Tutorial video — coming soon
  1. Know when to reach for it. Use Auto-Reactivity when your controls look wrong: pinned at the top and not moving, or barely twitching, or sitting on a steady rumble that drowns the beat. It's the easy button for the gain/squelch/signal fiddling.
    The audio-band reactivity popover — live spectrum, gain/threshold/signal controls, and the ✨ Auto-React button highlighted
    Rather than fiddling with gain / squelch / signal by hand, hit ✨ Auto-React.
  2. Play a representative part of your track. Auto-Reactivity tunes against the real audio, so start your music and let a representative section play — a part with the energy you want the visuals to react to.

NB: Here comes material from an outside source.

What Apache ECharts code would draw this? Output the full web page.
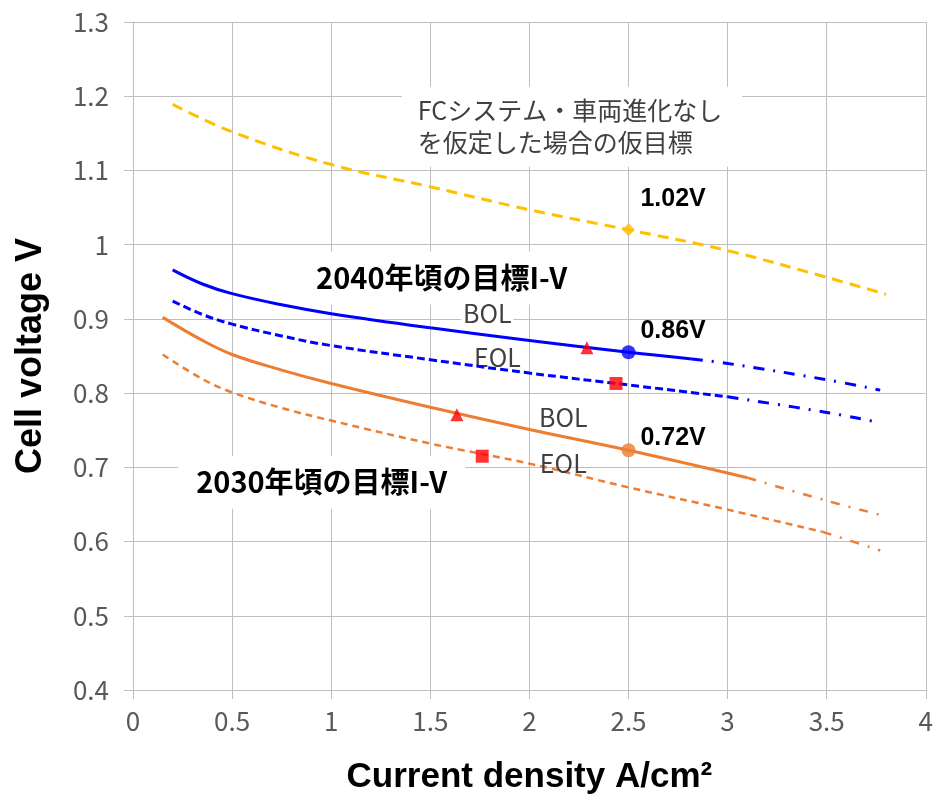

  3. Tap ✨ Auto-Reactivity. In the Source tab, tap ✨ Auto-Reactivity to tune every reactive control at once — or use the per-control ✨ Auto-React button inside a control's reactivity popover (shown above) to tune just that one. It auto-tunes band gains (and squelch and signal as needed) so each control reacts cleanly.
  4. Let it run, then review. Keep the audio playing while it works — it takes roughly 10–30 seconds. When a band is too steady to tune from the music alone, it briefly plays a short calibration tone to find the best mapping. When it finishes you can see what changed per control and still adjust anything by hand.

Troubleshooting: Auto-Reactivity needs music playing — it can't tune against silence and will tell you so. If you'd rather not hear the brief calibration tone, there's a quick music-only mode. The same tuning is available to scripts and agents (see Automation & API).